Crack Nucleation in the Adhesive Wear of an Elastic-Plastic Half-Space

TL;DR

This paper investigates how plastic deformation influences crack nucleation during adhesive wear in elastic-plastic materials, revealing that plastic residual stresses increase crack likelihood, especially in ductile materials, with elastic interactions further affecting crack initiation.

Contribution

It introduces novel elastoplastic contact simulations and a modified Greenwood--Williamson model to analyze crack nucleation, highlighting the impact of plasticity and elastic interactions on wear processes.

Findings

Plastic residual deformations increase crack nucleation likelihood.

Ductile materials exhibit higher crack nucleation risk.

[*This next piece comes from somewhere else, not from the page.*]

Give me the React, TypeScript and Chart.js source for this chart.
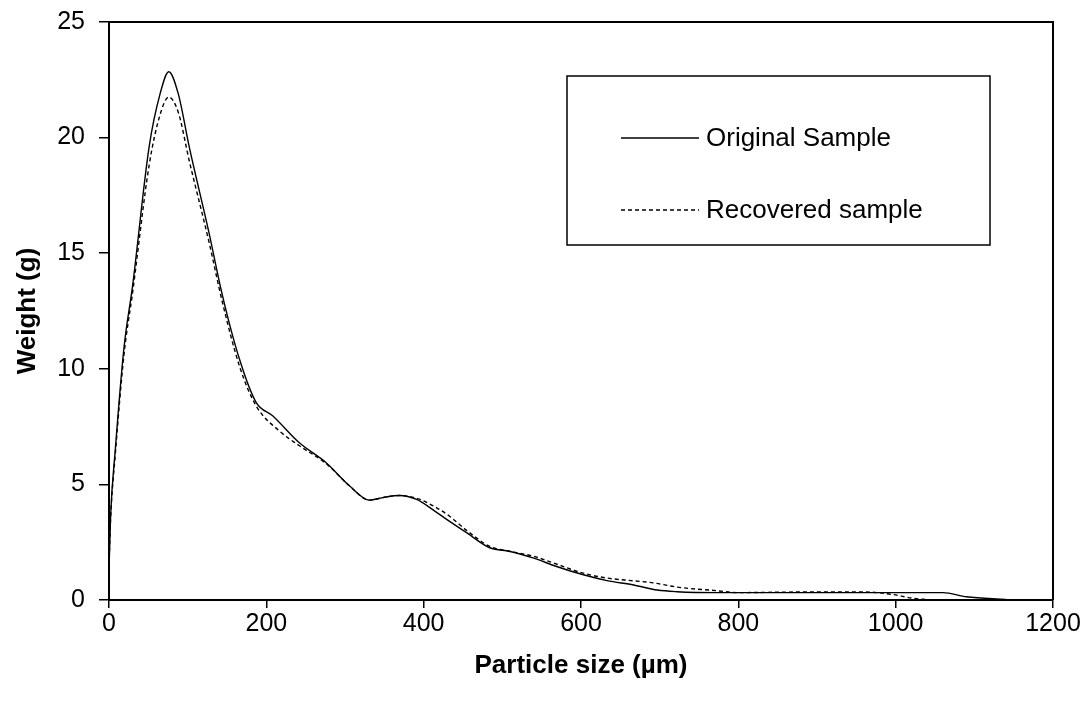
import React, { useEffect, useRef } from "react";
import { Chart, registerables } from "chart.js";
Chart.register(...registerables);

const seriesNames = ["Original Sample", "Recovered sample"];
const xTitle = "Particle size (µm)";
const yTitle = "Weight (g)";

const originalSize = [0, 2, 8, 19, 30, 51, 65, 76, 88, 102, 127, 144, 166, 187, 208, 242, 276, 306, 331, 348, 369, 391, 412, 433, 455, 484, 510, 539, 569, 603, 633, 667, 697, 722, 773, 900, 1060, 1090, 1140];
const originalWeight = [1.3, 3.6, 6.5, 10.9, 13.6, 19.6, 21.9, 22.85, 21.9, 19.6, 15.9, 13.2, 10.4, 8.55, 7.97, 6.8, 5.94, 4.93, 4.32, 4.43, 4.52, 4.35, 3.9, 3.4, 2.9, 2.26, 2.1, 1.82, 1.45, 1.09, 0.84, 0.65, 0.43, 0.36, 0.32, 0.32, 0.32, 0.14, 0.02];

const recoveredSize = [0, 2, 8, 19, 30, 51, 65, 76, 88, 102, 127, 144, 166, 187, 217, 242, 276, 306, 331, 348, 369, 391, 416, 433, 455, 484, 510, 539, 565, 603, 633, 667, 692, 722, 773, 799, 900, 958, 994, 1023, 1040];
const recoveredWeight = [1.5, 3.5, 6.3, 10.6, 13.3, 18.8, 21.0, 21.75, 21.1, 19.0, 15.5, 12.9, 10.1, 8.4, 7.3, 6.67, 5.9, 4.93, 4.32, 4.43, 4.52, 4.4, 4.0, 3.62, 3.0, 2.32, 2.1, 1.9, 1.6, 1.16, 0.95, 0.83, 0.74, 0.56, 0.4, 0.32, 0.35, 0.35, 0.25, 0.07, 0.02];

const FONT = "'Liberation Sans', Arial, sans-serif";

const framePlugin = {
  id: "frameAndLegend",
  afterDraw(chart: any) {
    const { ctx, chartArea } = chart;
    ctx.save();
    ctx.strokeStyle = "#000";
    ctx.lineWidth = 2;
    ctx.beginPath();
    ctx.moveTo(chartArea.left, chartArea.top);
    ctx.lineTo(chartArea.right, chartArea.top);
    ctx.lineTo(chartArea.right, chartArea.bottom);
    ctx.stroke();

    // legend box
    const bx = 567, by = 76, bw = 423, bh = 169;
    ctx.lineWidth = 1.5;
    ctx.strokeRect(bx, by, bw, bh);
    ctx.font = `26px ${FONT}`;
    ctx.fillStyle = "#000";
    ctx.textBaseline = "middle";
    const rows = [138, 210];
    chart.data.datasets.forEach((ds: any, i: number) => {
      const y = rows[i];
      ctx.beginPath();
      ctx.lineWidth = 1.3;
      ctx.setLineDash(ds.borderDash || []);
      ctx.moveTo(621, y);
      ctx.lineTo(699, y);
      ctx.stroke();
      ctx.setLineDash([]);
      ctx.fillText(ds.label, 706, y + 1);
    });
    ctx.restore();
  },
};

export default function App() {
  const ref = useRef<HTMLCanvasElement | null>(null);
  useEffect(() => {
    if (!ref.current) return;
    const chart = new Chart(ref.current, {
      type: "line",
      data: {
        datasets: [
          {
            label: seriesNames[0],
            data: originalSize.map((x, i) => ({ x, y: originalWeight[i] })),
            borderColor: "#000",
            borderWidth: 1.4,
            pointRadius: 0,
            cubicInterpolationMode: "monotone",
            fill: false,
          },
          {
            label: seriesNames[1],
            data: recoveredSize.map((x, i) => ({ x, y: recoveredWeight[i] })),
            borderColor: "#000",
            borderWidth: 1.4,
            borderDash: [4, 3],
            pointRadius: 0,
            cubicInterpolationMode: "monotone",
            fill: false,
          },
        ],
      },
      options: {
        animation: false,
        responsive: false,
        layout: { padding: { top: 22, right: 35, left: 0, bottom: 0 } },
        plugins: { legend: { display: false }, tooltip: { enabled: false } },
        scales: {
          x: {
            type: "linear",
            min: 0,
            max: 1200,
            ticks: { stepSize: 200, color: "#000", font: { family: FONT, size: 25 }, padding: 1, maxRotation: 0, callback: (v: any) => String(v) },
            grid: { drawOnChartArea: false, drawTicks: true, tickLength: 8, color: "#000", lineWidth: 1.5 },
            border: { display: true, color: "#000", width: 2 },
            title: { display: true, text: xTitle, color: "#000", font: { family: FONT, size: 26, weight: "bold" }, padding: { top: 0, bottom: 23 } },
            afterFit: (s: any) => { s.height = 104; s.paddingLeft = 0; s.paddingRight = 0; },
          },
          y: {
            min: 0,
            max: 25,
            ticks: { stepSize: 5, color: "#000", font: { family: FONT, size: 25 }, padding: 14, callback: (v: any) => String(v) },
            grid: { drawOnChartArea: false, drawTicks: true, tickLength: 10, color: "#000", lineWidth: 1.5 },
            border: { display: true, color: "#000", width: 2 },
            title: { display: true, text: yTitle, color: "#000", font: { family: FONT, size: 26, weight: "bold" }, padding: { top: 12, bottom: 0 } },
            afterFit: (s: any) => { s.width = 109; s.paddingTop = 0; s.paddingBottom = 0; },
          },
        },
      },
      plugins: [framePlugin],
    } as any);
    return () => chart.destroy();
  }, []);
  return (
    <div style={{ position: "absolute", left: 0, top: 0, width: 1088, height: 704, background: "#fff" }}>
      <canvas ref={ref} width={1088} height={704} style={{ display: "block" }} />
    </div>
  );
}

Elastic interactions between contacts influence crack initiation.

Abstract

The detachment of material in an adhesive wear process is driven by a fracture mechanism which is controlled by a critical length-scale. Previous efforts in multi-asperity wear modeling have applied this microscopic process to rough elastic contact. However, experimental data shows that the assumption of purely elastic deformation at rough contact interfaces is unrealistic, and that asperities in contact must deform plastically to accommodate the large contact stresses. We therefore investigate the consequences of plastic deformation on the macro-scale wear response using novel elastoplastic contact simulations. The crack nucleation process at a rough contact interface is analyzed in a comparative study with a classical $J_2$ plasticity approach and a saturation plasticity model. We show that plastic residual deformations in the $J_2$ model heighten the surface tensile stresses, leading to a higher crack nucleation likelihood for contacts. This effect is shown to be stronger when the material is more ductile. We also show that elastic interactions between contacts can increase the likelihood of individual contacts nucleating cracks, irrespective of the contact constitutive model. This is supported by a statistical approach we develop based on a Greenwood--Williamson model modified to take into account the elastic interactions between contacts and the shear strength of the contact junction.